Stimulus/Evaluation vs Ouput/Input ?¶
Why do you use the terms “stimulus” and “evaluation”, when it would be easier to just say “output” and “input”?
Test environments are often discussed from 2 opposing contexts: one being the product itself, and the other is the test bench. This means that every time the term “input” or “output” is used, we can only understand the relevance between the 2 if we also know what it is relative to.
This can frequently lead to confusion; a problem the terms stimulus and evaluation do not have.
Socket class¶
Similar to Switch in Switch Evaluation, we’ll create a
class used to stimulate and evaluate a single pin, described more
physically as a “socket”.
class Socket(object):
def __init__(self, device, pin, mode, value=None):
self.device = device # PyBoard instance
self.pin = pin # pin name (eg: 'X1')
self.mode = mode # 'stim' or 'eval'
# Initialise Pin
self.device.config_pin(
id=self.pin,
mode='out' if (self.mode == 'stim') else 'in',
pull='down',
value=value,
)
@property
def value(self):
return self.device.get_pin(self.pin)()['v']
@value.setter
def value(self, v):
self.device.set_pin(self.pin, v)
BenchTest class¶
class BenchTest(unittest.TestCase):
PIN_MAP = {
'STIM_SOCKET': 'X8',
'EVAL_SOCKET': 'X9',
}
@classmethod
def setUpClass(cls):
# PyBoard device(s)
cls.pyb_a = upytester.project.get_device('pyb_a')
# Simulation / Evaluation Bench Components
cls.wire_stim = Socket(
device=cls.pyb_a,
pin=cls.PIN_MAP['STIM_SOCKET'],
mode='stim',
value=0,
)
cls.wire_eval = Socket(
device=cls.pyb_a,
pin=cls.PIN_MAP['EVAL_SOCKET'],
mode='eval',
)
@classmethod
def tearDownClass(cls):
cls.pyb_a.close()
Pin Mapping
The PIN_MAP dict is used to map pins to an intuitive name
so they may be referenced while configuring the bench.
This is highly advisable so you can assess your GPIO budget for the bench in one place.
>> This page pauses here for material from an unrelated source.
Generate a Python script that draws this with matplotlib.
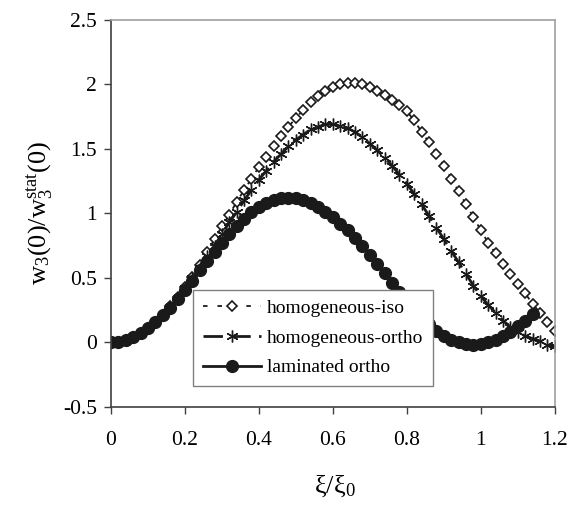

Larger bench environments would use a whole module for this purpose; condencing everything in to one file.
Could I connect the wire between 2 pyboards?
Yes, absolutely!
Stimulus and evaluation as described above is done on a single pyboard. However, this test could just as easily be done with stimulus on one pyboard and evaluation on another pyboard with a common ground.
Test Case¶
Like any well designed test-bench, the test iself is the simplest part:
class WireTest(BenchTest):
def test_wire_low(self):
"""
Signal connected as LOW
"""
self.assertFalse(self.wire_stim.value)
self.assertFalse(self.wire_eval.value)
def test_wire_high(self):
"""
Signal connected as HIGH
"""
self.wire_stim.value = 1
self.assertTrue(self.wire_stim.value)
self.assertTrue(self.wire_eval.value)
self.wire_stim.value = 0 # revert at end of test
If you disconnect the wire ([cough]… sorry, the “product”), you should see
test_wire_low pass (because the evaluating pin is pulled low), and
test_wire_high fail.